Poisoning the Pixels: Revisiting Backdoor Attacks on Semantic Segmentation
Guangsheng Zhang 1, Huan Tian 1, Leo Zhang 2, Tianqing Zhu 3, Ming Ding 4, Wanlei Zhou 3, Bo Liu 1
Published on arXiv
2603.16405
Model Poisoning
OWASP ML Top 10 — ML10
Data Poisoning Attack
OWASP ML Top 10 — ML02
Key Finding
BADSEG achieves high attack effectiveness with minimal impact on clean samples across diverse segmentation architectures, and six representative defenses fail to reliably mitigate the attacks
BADSEG
Novel technique introduced
Semantic segmentation models are widely deployed in safety-critical applications such as autonomous driving, yet their vulnerability to backdoor attacks remains largely underexplored. Prior segmentation backdoor studies transfer threat settings from existing image classification tasks, focusing primarily on object-to-background mis-segmentation. In this work, we revisit the threats by systematically examining backdoor attacks tailored to semantic segmentation. We identify four coarse-grained attack vectors (Object-to-Object, Object-to-Background, Background-to-Object, and Background-to-Background attacks), as well as two fine-grained vectors (Instance-Level and Conditional attacks). To formalize these attacks, we introduce BADSEG, a unified framework that optimizes trigger designs and applies label manipulation strategies to maximize attack performance while preserving victim model utility. Extensive experiments across diverse segmentation architectures on benchmark datasets demonstrate that BADSEG achieves high attack effectiveness with minimal impact on clean samples. We further evaluate six representative defenses and find that they fail to reliably mitigate our attacks, revealing critical gaps in current defenses. Finally, we demonstrate that these vulnerabilities persist in recent emerging architectures, including transformer-based networks and the Segment Anything Model (SAM), thereby compromising their security. Our work reveals previously overlooked security vulnerabilities in semantic segmentation, and motivates the development of defenses tailored to segmentation-specific threat models.
Key Contributions
- Identifies six previously unexplored backdoor attack vectors for semantic segmentation (four coarse-grained: Object-to-Object, Object-to-Background, Background-to-Object, Background-to-Background; two fine-grained: Instance-Level, Conditional)
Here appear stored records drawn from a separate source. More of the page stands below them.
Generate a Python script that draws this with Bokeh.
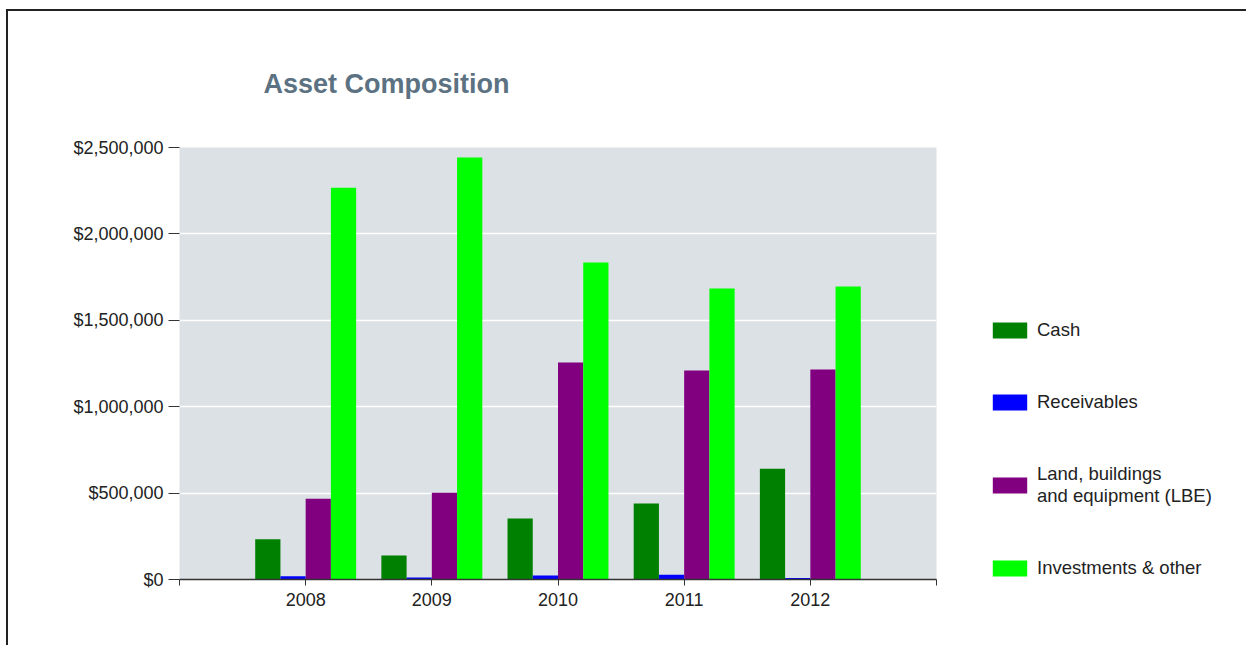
from bokeh.plotting import figure
from bokeh.models import Range1d, FixedTicker, NumeralTickFormatter, Legend, LegendItem, ColumnDataSource
from bokeh.transform import dodge
from bokeh.layouts import column
from bokeh.embed import file_html
from bokeh.resources import INLINE

years = ["2008", "2009", "2010", "2011", "2012"]
cash = [233000, 139000, 353000, 440000, 641000]
receivables = [19000, 12000, 23000, 27000, 8000]
lbe = [467000, 502000, 1256000, 1209000, 1215000]
investments = [2267000, 2442000, 1834000, 1684000, 1696000]
series_names = ["Cash", "Receivables", "Land, buildings\nand equipment (LBE)", "Investments & other"]
series_colors = ["#008000", "#0000ff", "#800080", "#00ff00"]

FONT = "Liberation Sans"
xpos = list(range(1, len(years) + 1))

p = figure(frame_width=757, frame_height=432, x_range=Range1d(0, len(years) + 1), y_range=Range1d(0, 2500000),
           output_backend="svg", toolbar_location=None,
           min_border_left=171, min_border_right=10, min_border_top=136, min_border_bottom=66)
p.background_fill_color = "#dbe1e4"
p.border_fill_color = "white"
p.outline_line_color = None

src = ColumnDataSource(dict(x=xpos, cash=cash, rec=receivables, lbe=lbe, inv=investments))
offsets = [-0.3, -0.1, 0.1, 0.3]
renderers = []
for col, off, c in zip(["cash", "rec", "lbe", "inv"], offsets, series_colors):
    r = p.vbar(x=dodge("x", off, range=p.x_range), top=col, width=0.2, bottom=0, source=src,
               fill_color=c, line_color=None)
    renderers.append(r)

# axes
p.xaxis.ticker = FixedTicker(ticks=list(range(0, len(years) + 2)))
overrides = {0: "", len(years) + 1: ""}
for i, y in zip(xpos, years):
    overrides[i] = y
p.xaxis.major_label_overrides = overrides
p.xaxis.minor_tick_line_color = None
p.xaxis.major_tick_in = 0
p.xaxis.major_tick_out = 6
p.xaxis.axis_line_color = "#333333"
p.xaxis.axis_line_width = 1.5
p.xaxis.major_tick_line_color = "#333333"
p.xaxis.major_label_text_font = FONT
p.xaxis.major_label_text_font_size = "18px"
p.xaxis.major_label_text_color = "#222222"
p.xaxis.major_label_standoff = 7

p.yaxis.ticker = FixedTicker(ticks=[0, 500000, 1000000, 1500000, 2000000, 2500000])
p.yaxis.formatter = NumeralTickFormatter(format="$0,0")
p.yaxis.minor_tick_line_color = None
p.yaxis.major_tick_in = 0
p.yaxis.major_tick_out = 11
p.yaxis.axis_line_color = None
p.yaxis.major_tick_line_color = "#333333"
p.yaxis.major_label_text_font = FONT
p.yaxis.major_label_text_font_size = "18px"
p.yaxis.major_label_text_color = "#222222"
p.yaxis.major_label_standoff = 5

p.xgrid.grid_line_color = None
p.ygrid.grid_line_color = "white"
p.ygrid.grid_line_width = 1.5

p.title.text = "Asset Composition"
p.title.text_font = FONT
p.title.text_font_size = "27px"
p.title.text_font_style = "bold"
p.title.text_color = "#5c7282"
p.title.align = "left"
p.title.offset = 84
p.title.standoff = 98

legend = Legend(items=[LegendItem(label=n, renderers=[r]) for n, r in zip(series_names, renderers)],
                location=(52, 0), glyph_width=43, glyph_height=20, label_standoff=6,
                label_text_font=FONT, label_text_font_size="18.5px", label_text_color="#222222",
                spacing=50, padding=15, margin=0, border_line_color=None,
                background_fill_color="white", background_fill_alpha=1.0)
p.add_layout(legend, "right")

lay = column(p, margin=(9, 0, 0, 6), styles={"border-top": "2px solid #222222", "border-left": "2px solid #222222"})

open("out.html", "w").write(file_html(lay, INLINE))
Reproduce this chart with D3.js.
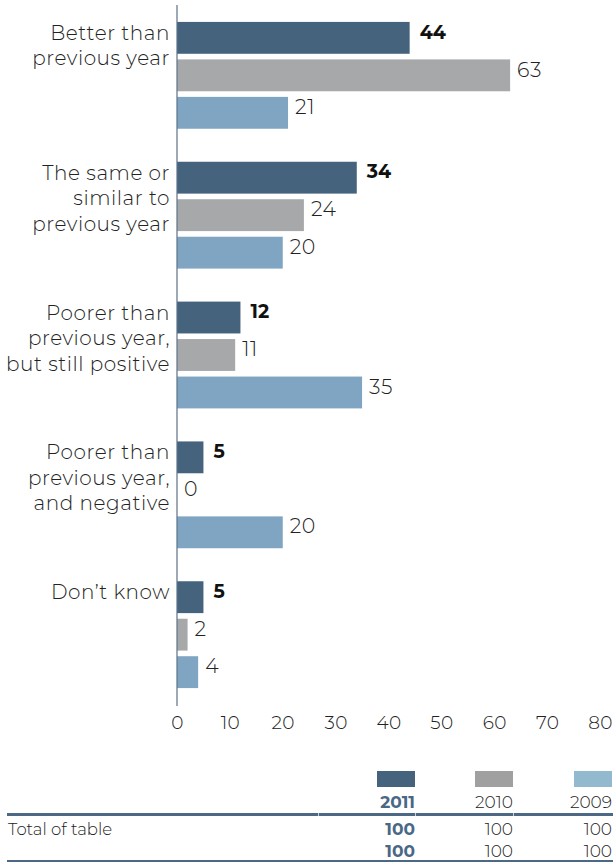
<!DOCTYPE html>
<html><head><meta charset="utf-8">
<script src="https://cdn.jsdelivr.net/npm/d3@7"></script>
<style>
body{margin:0;background:#fff;}
svg{display:block;font-family:"Montserrat","Lato","Noto Sans",sans-serif;}
</style></head>
<body><svg id="c" width="615" height="863"></svg>
<script>
const categories = [
  ["Better than", "previous year"],
  ["The same or", "similar to", "previous year"],
  ["Poorer than", "previous year,", "but still positive"],
  ["Poorer than", "previous year,", "and negative"],
  ["Don\u2019t know"]
];
const years = ["2011", "2010", "2009"];
const values2011 = [44, 34, 12, 5, 5];
const values2010 = [63, 24, 11, 0, 2];
const values2009 = [21, 20, 35, 20, 4];
const xTicks = [0, 10, 20, 30, 40, 50, 60, 70, 80];
const totals = [["Total of table", "100", "100", "100"], ["", "100", "100", "100"]];

const series = [values2011, values2010, values2009];
const barColors = ["#46637e", "#a7a8aa", "#7fa5c3"];
const swatchColors = ["#46637e", "#a0a0a0", "#93b9cf"];

const svg = d3.select("#c");
const x = d3.scaleLinear().domain([0, 80]).range([177, 600]);
const y = d3.scaleBand().domain(d3.range(categories.length)).range([5, 705]).paddingInner(0.236).paddingOuter(0.121);
const yi = d3.scaleBand().domain(d3.range(3)).range([0, y.bandwidth()]).paddingInner(0.15);

const g = svg.append("g");
categories.forEach((cat, ci) => {
  const gy = y(ci);
  series.forEach((vals, si) => {
    const v = vals[ci];
    const by = gy + yi(si);
    g.append("rect").attr("x", x(0)).attr("y", by)
      .attr("width", x(v) - x(0)).attr("height", yi.bandwidth())
      .attr("fill", barColors[si]);
    g.append("text").attr("x", x(v) + (si === 0 ? 10 : 7)).attr("y", by + yi.bandwidth() / 2 - 6)
      .attr("dy", "0.35em").attr("font-size", si === 0 ? 19 : 20.5)
      .attr("font-weight", si === 0 ? 700 : 300)
      .attr("letter-spacing", si === 0 ? 0 : 0.6)
      .attr("fill", si === 0 ? "#111" : "#222")
      .text(v);
  });
  const t = g.append("text").attr("text-anchor", "end").attr("font-size", 20).attr("fill", "#222")
    .attr("font-weight", 300).attr("letter-spacing", 0.55);
  cat.forEach((line, li) => {
    t.append("tspan").attr("x", 170).attr("y", gy + 18 + li * 25.5).text(line);
  });
});

// axis line
svg.append("line").attr("x1", x(0)).attr("x2", x(0)).attr("y1", 5).attr("y2", 706)
  .attr("stroke", "#5d7188").attr("stroke-width", 1.2);

// x ticks
const xAxis = d3.axisBottom(x).tickValues(xTicks).tickSize(0).tickPadding(0);
const ax = svg.append("g").attr("transform", "translate(0,716)").call(xAxis);
ax.select(".domain").remove();
ax.selectAll("text").attr("font-size", 18.5).attr("fill", "#222").attr("font-weight", 300)
  .attr("letter-spacing", 0.4)
  .attr("font-family", "'Montserrat','Lato','Noto Sans',sans-serif");

// table
const colRight = [415, 513, 612];
years.forEach((yr, i) => {
  svg.append("rect").attr("x", colRight[i] - 38).attr("y", 771).attr("width", 38).attr("height", 16).attr("fill", swatchColors[i]);
  svg.append("text").attr("x", colRight[i]).attr("y", 808).attr("text-anchor", "end")
    .attr("font-size", 17).attr("font-weight", i === 0 ? 700 : 300)
    .attr("fill", i === 0 ? "#4a6886" : "#222").text(yr);
});
svg.append("rect").attr("x", 7).attr("y", 813).attr("width", 606).attr("height", 3).attr("fill", "#4d6884");
[318, 415, 513].forEach(xx => svg.append("rect").attr("x", xx).attr("y", 813).attr("width", 1).attr("height", 3).attr("fill", "#c9d3dd"));
totals.forEach((row, ri) => {
  const yy = 835 + ri * 22;
  svg.append("text").attr("x", 8).attr("y", yy).attr("font-size", 16.5).attr("font-weight", 300).attr("fill", "#222").text(row[0]);
  row.slice(1).forEach((v, i) => {
    svg.append("text").attr("x", colRight[i]).attr("y", yy).attr("text-anchor", "end")
      .attr("font-size", 17).attr("font-weight", i === 0 ? 700 : 300)
      .attr("fill", i === 0 ? "#4a6886" : "#222").text(v);
  });
});
svg.append("rect").attr("x", 7).attr("y", 860).attr("width", 606).attr("height", 2).attr("fill", "#4d6884");
</script></body></html>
- Introduces BADSEG, a unified framework with optimized trigger designs and label manipulation strategies tailored to semantic segmentation
- Demonstrates attacks succeed against emerging architectures including Vision Transformers and Segment Anything Model (SAM), and that six representative defenses fail to mitigate the attacks
🛡️ Threat Analysis
The attack is delivered via data poisoning during training — the paper explicitly states 'Backdoor attacks implant hidden triggers during training, typically via data poisoning'.
Proposes BADSEG, a unified backdoor attack framework that embeds hidden triggers during training via data poisoning to cause targeted mis-segmentation behaviors (Object-to-Object, Object-to-Background, etc.) when triggers appear at test time.